Please set down all the lines beneath this one exactly, without the pictures.

============

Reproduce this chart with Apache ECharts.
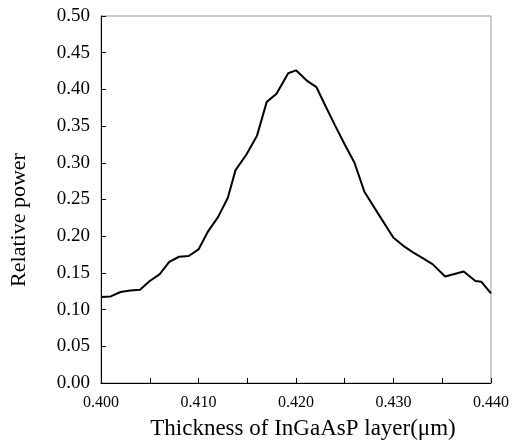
<!DOCTYPE html>
<html>
<head>
<meta charset="utf-8">
<script src="https://cdn.jsdelivr.net/npm/echarts@6/dist/echarts.min.js"></script>
<style>
    html, body { margin: 0; padding: 0; background: #fff; }
    #chart { width: 514px; height: 446px; }
</style>
</head>
<body>
<div id="chart"></div>
<script>
    // thickness (um) and relative power
    const thickness = [0.400, 0.401, 0.402, 0.403, 0.404, 0.405, 0.406, 0.407, 0.408, 0.409,
        0.410, 0.411, 0.412, 0.413, 0.4138, 0.4149, 0.416, 0.417, 0.418, 0.4192,
        0.420, 0.4211, 0.4221, 0.423, 0.424, 0.425, 0.426, 0.427, 0.4286, 0.430,
        0.4312, 0.432, 0.433, 0.434, 0.4353, 0.4372, 0.4384, 0.439, 0.440]
    const power = [0.117, 0.118, 0.124, 0.126, 0.127, 0.139, 0.148, 0.165, 0.172, 0.173,
        0.182, 0.207, 0.226, 0.252, 0.290, 0.311, 0.337, 0.383, 0.394, 0.422,
        0.426, 0.412, 0.403, 0.378, 0.351, 0.325, 0.300, 0.261, 0.227, 0.198,
        0.185, 0.178, 0.170, 0.162, 0.145, 0.152, 0.139, 0.138, 0.122]

    const xTitle = 'Thickness of InGaAsP layer(μm)'
    const yTitle = 'Relative power'
    const serif = "'Liberation Serif', 'Times New Roman', serif"

    let myChart = echarts.init(document.getElementById('chart'))
    let option = {
        animation: false,
        grid: {
            left: 101,
            right: 23,
            top: 16,
            bottom: 63,
            show: true,
            borderColor: '#999',
            borderWidth: 1
        },
        xAxis: {
            type: 'value',
            min: 0.400,
            max: 0.440,
            interval: 0.005,
            name: xTitle,
            nameLocation: 'middle',
            nameGap: 34,
            nameTextStyle: { fontFamily: serif, fontSize: 23, color: '#000', padding: [0, 0, 0, 14] },
            axisLine: { lineStyle: { color: '#000', width: 1 } },
            axisTick: { inside: true, length: 5, lineStyle: { color: '#000' } },
            axisLabel: {
                margin: 12,
                fontFamily: serif,
                fontSize: 16,
                color: '#000',
                formatter: function (v) {
                    return Math.round(v * 1000) % 10 === 0 ? v.toFixed(3) : ''
                }
            },
            splitLine: { show: false }
        },
        yAxis: {
            type: 'value',
            min: 0,
            max: 0.5,
            interval: 0.05,
            axisLine: { show: true, lineStyle: { color: '#000', width: 1 } },
            axisTick: { show: true, inside: true, length: 5, lineStyle: { color: '#000' } },
            axisLabel: {
                margin: 11,
                fontFamily: serif,
                fontSize: 19,
                color: '#000',
                formatter: function (v) { return v.toFixed(2) }
            },
            splitLine: { show: false }
        },
        graphic: [{
            type: 'text',
            x: 8,
            y: 220,
            rotation: Math.PI / 2,
            style: {
                text: yTitle,
                fontFamily: serif,
                fontSize: 22,
                fill: '#000',
                align: 'center',
                verticalAlign: 'top'
            }
        }],
        series: [{
            type: 'line',
            data: thickness.map((t, i) => [t, power[i]]),
            showSymbol: false,
            lineStyle: { color: '#000', width: 2 }
        }]
    }
    myChart.setOption(option)
</script>
</body>
</html>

============

*Worked solution*
Reproduce this chart with Apache ECharts.
<!DOCTYPE html>
<html>
<head>
<meta charset="utf-8">
<script src="https://cdn.jsdelivr.net/npm/echarts@6/dist/echarts.min.js"></script>
<style>
    html, body { margin: 0; padding: 0; background: #fff; }
    #chart { width: 514px; height: 446px; }
</style>
</head>
<body>
<div id="chart"></div>
<script>
    // thickness (um) and relative power
    const thickness = [0.400, 0.401, 0.402, 0.403, 0.404, 0.405, 0.406, 0.407, 0.408, 0.409,
        0.410, 0.411, 0.412, 0.413, 0.4138, 0.4149, 0.416, 0.417, 0.418, 0.4192,
        0.420, 0.4211, 0.4221, 0.423, 0.424, 0.425, 0.426, 0.427, 0.4286, 0.430,
        0.4312, 0.432, 0.433, 0.434, 0.4353, 0.4372, 0.4384, 0.439, 0.440]
    const power = [0.117, 0.118, 0.124, 0.126, 0.127, 0.139, 0.148, 0.165, 0.172, 0.173,
        0.182, 0.207, 0.226, 0.252, 0.290, 0.311, 0.337, 0.383, 0.394, 0.422,
        0.426, 0.412, 0.403, 0.378, 0.351, 0.325, 0.300, 0.261, 0.227, 0.198,
        0.185, 0.178, 0.170, 0.162, 0.145, 0.152, 0.139, 0.138, 0.122]

    const xTitle = 'Thickness of InGaAsP layer(μm)'
    const yTitle = 'Relative power'
    const serif = "'Liberation Serif', 'Times New Roman', serif"

    let myChart = echarts.init(document.getElementById('chart'))
    let option = {
        animation: false,
        grid: {
            left: 101,
            right: 23,
            top: 16,
            bottom: 63,
            show: true,
            borderColor: '#999',
            borderWidth: 1
        },
        xAxis: {
            type: 'value',
            min: 0.400,
            max: 0.440,
            interval: 0.005,
            name: xTitle,
            nameLocation: 'middle',
            nameGap: 34,
            nameTextStyle: { fontFamily: serif, fontSize: 23, color: '#000', padding: [0, 0, 0, 14] },
            axisLine: { lineStyle: { color: '#000', width: 1 } },
            axisTick: { inside: true, length: 5, lineStyle: { color: '#000' } },
            axisLabel: {
                margin: 12,
                fontFamily: serif,
                fontSize: 16,
                color: '#000',
                formatter: function (v) {
                    return Math.round(v * 1000) % 10 === 0 ? v.toFixed(3) : ''
                }
            },
            splitLine: { show: false }
        },
        yAxis: {
            type: 'value',
            min: 0,
            max: 0.5,
            interval: 0.05,
            axisLine: { show: true, lineStyle: { color: '#000', width: 1 } },
            axisTick: { show: true, inside: true, length: 5, lineStyle: { color: '#000' } },
            axisLabel: {
                margin: 11,
                fontFamily: serif,
                fontSize: 19,
                color: '#000',
                formatter: function (v) { return v.toFixed(2) }
            },
            splitLine: { show: false }
        },
        graphic: [{
            type: 'text',
            x: 8,
            y: 220,
            rotation: Math.PI / 2,
            style: {
                text: yTitle,
                fontFamily: serif,
                fontSize: 22,
                fill: '#000',
                align: 'center',
                verticalAlign: 'top'
            }
        }],
        series: [{
            type: 'line',
            data: thickness.map((t, i) => [t, power[i]]),
            showSymbol: false,
            lineStyle: { color: '#000', width: 2 }
        }]
    }
    myChart.setOption(option)
</script>
</body>
</html>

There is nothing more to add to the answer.